The title of this post is, admittedly, misleading, as there has been no progress.
Yet, today is something of a key day as it marks one month since I submitted my manuscript to the agent, who requested a 30-day exclusivity period on the work. In other words, after today, I can submit the manuscript to whoever I want.
This is a dubious comfort. When I realized the 30-day exclusivity period would be coming to an end, I envisioned getting an e-mail (or a phone call or a letter or whatever) on my birthday, because hey, what a good anecdote that would make! When that didn’t happen I declared, brazenly (and as it turned out, presumptuously) that Monday would be the day it happened. I had what I thought was a good feeling, but it looks like it was just wishful thinking.

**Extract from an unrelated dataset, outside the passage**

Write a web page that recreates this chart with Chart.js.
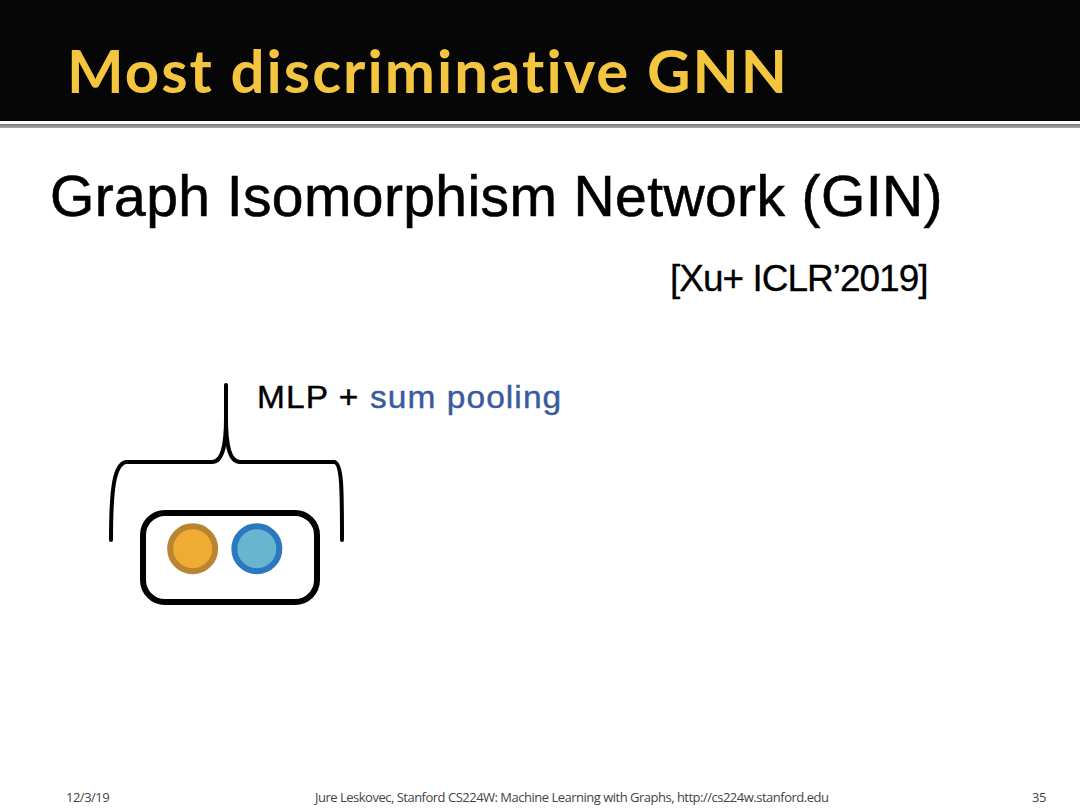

Now, the day is still very young and, bearing in mind the agent is out on the West Coast, a lot could happen…technically, it’s only 7:30 AM where my potential agent is so she’s almost certainly not even in the office yet, and then she has to get settled in, check e-mails and phone messages, take care of any more pressing business, and then, THEN…
And this is how my mind has been working lately. I’ve been making excuses for the agent as to why she hasn’t touched base with me to let me know how awesome my manuscript was and she can’t wait to represent me. It’s some weird mutation of the denial stage of grieving.
Not that I have anything to grieve about. Not yet and hopefully not at all.
But: I can’t count on this panning out in my favor. I have to keep forging ahead.
I’m giving it until Friday, and if I’ve heard nothing from the agent, I start submitting again and in the meantime hope something positive develops.